I also got to give a rousing pro-Linux speech before taking a bow and making an exit. I was preaching to the converted in a way, since my neighbor had borrowed that laptop for about a week and used only Linux the whole time. Handing over a machine with an identical system, plus a scratched out spot for a bare XP install is kind of like handing someone the keys to a new car they’ve been driving for a week already … and a tricycle, as a bonus.
(Actually, I say identical, but I left out some of the glitzier features of Compiz, et al., and kept it stock and stable. I also didn’t enable the “proposed” or “backport” repositories, since some of that stuff might not be trustworthy yet. Better safe than sorry.)
Anyway, in retrospect, here’s what I learned from the Pavilion.
Originally I wanted a faster machine for cross-compiling and for experimenting with newer hardware. I was interested in that particular computer because I had used it under Dapper, and I knew it was less than amiable. So I had the added bonus of a slightly curmudgeonly computer, and the newer hardware that would be interesting to play with.
Unfortunately, it only filled part of those roles, and only partly satisfactorily. I never did cross-compile with it, even though I had plenty of opportunities in both Crux and Arch. I just never got to a point where I wanted to try it, get it all set up, and give it a shot.
Hardy did everything Dapper couldn’t, and with no effort either. The hoops I tried to jump through on Dapper didn’t even exist in Hardy. Accelerated graphics? Click. Broadcom wireless? Click. All done. And really, that’s a good thing.
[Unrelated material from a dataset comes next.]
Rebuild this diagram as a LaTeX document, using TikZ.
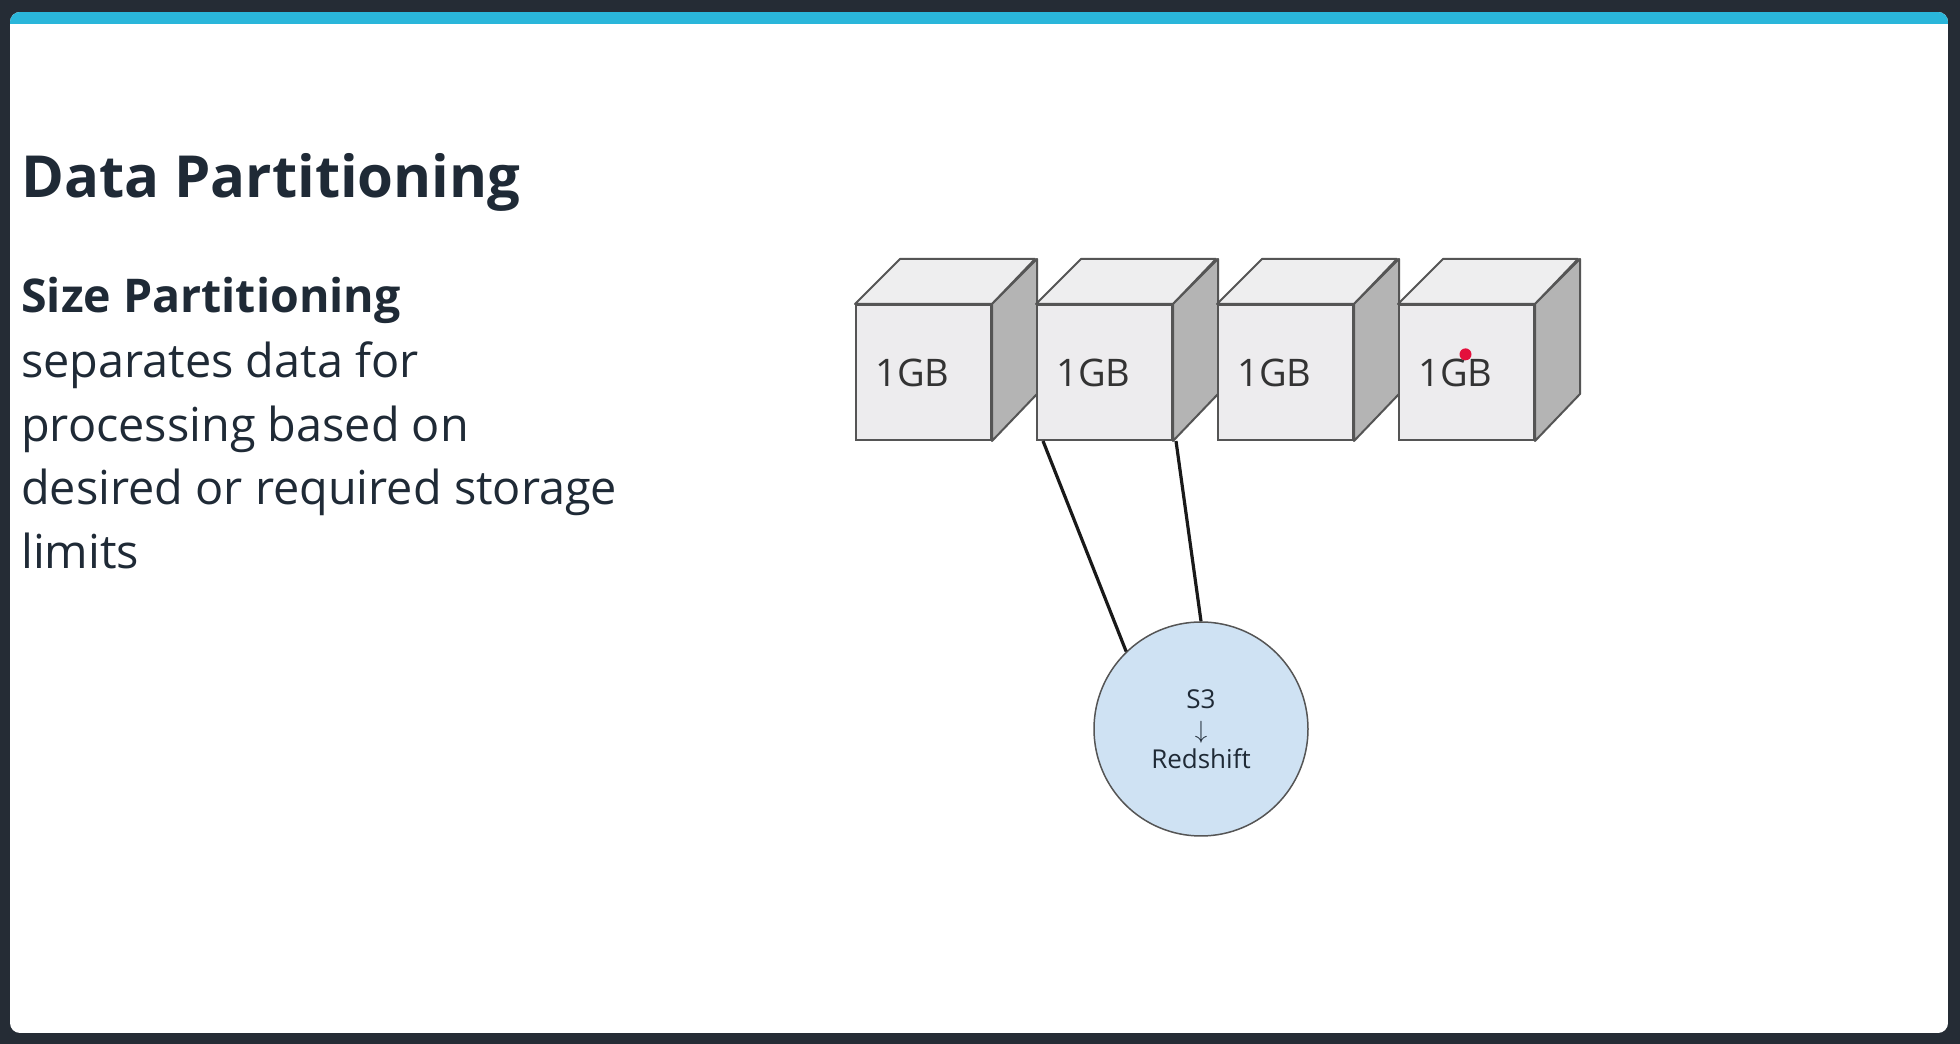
\documentclass[tikz,border=0pt]{standalone}
\usepackage{fontspec}
\setmainfont{Open Sans}

\definecolor{framedark}{HTML}{252C35}
\definecolor{barcyan}{HTML}{2AB6DA}
\definecolor{inkdark}{HTML}{1F2A36}
\definecolor{facefront}{HTML}{EDECEE}
\definecolor{facetop}{HTML}{EEEEEF}
\definecolor{faceside}{HTML}{B4B4B4}
\definecolor{edgegray}{HTML}{555555}
\definecolor{bubble}{HTML}{CFE2F3}
\definecolor{pointer}{HTML}{E3103C}

\begin{document}
\begin{tikzpicture}[x=1pt, y=1pt,
  front/.style={rectangle, draw=edgegray, line width=2pt, fill=facefront,
    minimum size=135pt, inner sep=0pt},
  topface/.style={draw=edgegray, line width=2pt, fill=facetop, line join=round},
  sideface/.style={draw=edgegray, line width=2pt, fill=faceside, line join=round},
  gblabel/.style={inner sep=0pt, text=black!80, font=\fontsize{38}{40}\selectfont},
  link/.style={draw=black!90, line width=3.2pt}]
\useasboundingbox (0,0) rectangle (1960,1044);
% Parameters
\def\cubenum{4}
\def\pitch{181}
\def\depth{45}

% === Slide frame ===
\fill[framedark] (0,0) rectangle (1960,1044);
\begin{scope}
  \clip[rounded corners=10pt] (10,11) rectangle (1948,1032);
  \fill[white] (10,11) rectangle (1948,1032);
  \fill[barcyan] (10,1020) rectangle (1948,1032);
\end{scope}

% === Text ===
\node[anchor=base west, inner sep=0pt, text=inkdark,
  font=\fontsize{58}{70}\selectfont\bfseries] (Title) at (21,846) {Data Partitioning};
\node[anchor=base west, inner sep=0pt, text=inkdark,
  font=\fontsize{46.5}{60}\selectfont\bfseries] (Subtitle) at (21,731) {Size Partitioning};
\foreach \line [count=\k] in {separates data for, processing based on,
  desired or required storage, limits}{
  \node[anchor=base west, inner sep=0pt, text=inkdark, font=\fontsize{46.8}{60}\selectfont]
    (Body-\k) at (21,{666-63.5*(\k-1)}) {\line};
}

% === Cubes ===
\foreach \i in {1,...,\cubenum}{
  \node[front] (Cube-\i) at ({923.5+\pitch*(\i-1)},671.5) {};
  \draw[topface] (Cube-\i.north west) -- ++(\depth,\depth) -- ++(135,0)
    -- (Cube-\i.north east) -- cycle;
  \draw[sideface] (Cube-\i.north east) -- ++(\depth,\depth) -- ++(0,-135)
    -- (Cube-\i.south east) -- cycle;
  \node[gblabel] (Size-\i) at ([xshift=-11pt]Cube-\i.center) {1GB};
}

% === Load target ===
\node[circle, draw=edgegray, line width=1.5pt, fill=bubble, minimum size=214pt,
  inner sep=0pt, align=center, text=inkdark, font=\fontsize{26}{30}\selectfont]
  (S3) at (1201,315) {S3\\$\downarrow$\\Redshift};

% === Connections ===
\draw[link] ([xshift=7pt]Cube-2.south west) -- (S3.134);
\draw[link] ([xshift=3pt]Cube-2.south east) -- (S3.north);

% pointer dot
\fill[pointer] (Size-4.north) ++(10,4) circle (6);
\end{tikzpicture}
\end{document}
But the challenge was gone, and I’d be lying if I didn’t admit that the challenge was something I had been looking forward to.
And with the exception of the SD card reader, which is useful for my digital camera, there’s nothing on there that isn’t available on another machine. So aside from that, and maybe some convenient USB 2.0 ports, I couldn’t really see anything unique about it.
Using it was less than enjoyable at times too. As I mentioned elsewhere, I disliked the keyboard feel, I disliked the position of the touchpad, and I thought the screen resolution was too low for the dimensions. At 1280×800, I felt like I didn’t have any screen space to work with.
And last, and probably least convincing, is that I’m using a machine now that’s rated at half of what the Pavilion could do, and starts in 14 seconds. I know my perspective is skewed, but why bother with a 2Ghz AMD64 when your 1Ghz Pentium III performs so spectacularly?
In the end, like I mentioned before, it was a good computer. It did a good job with what I asked of it, and I had fun with it. It had some annoying quirks, and I don’t know if I would pick an HP out of a lineup. But at least I can say that I’ve used a zv6000, it does much better with Linux now than it used to, and it’s a worthy machine. Let’s leave it at that.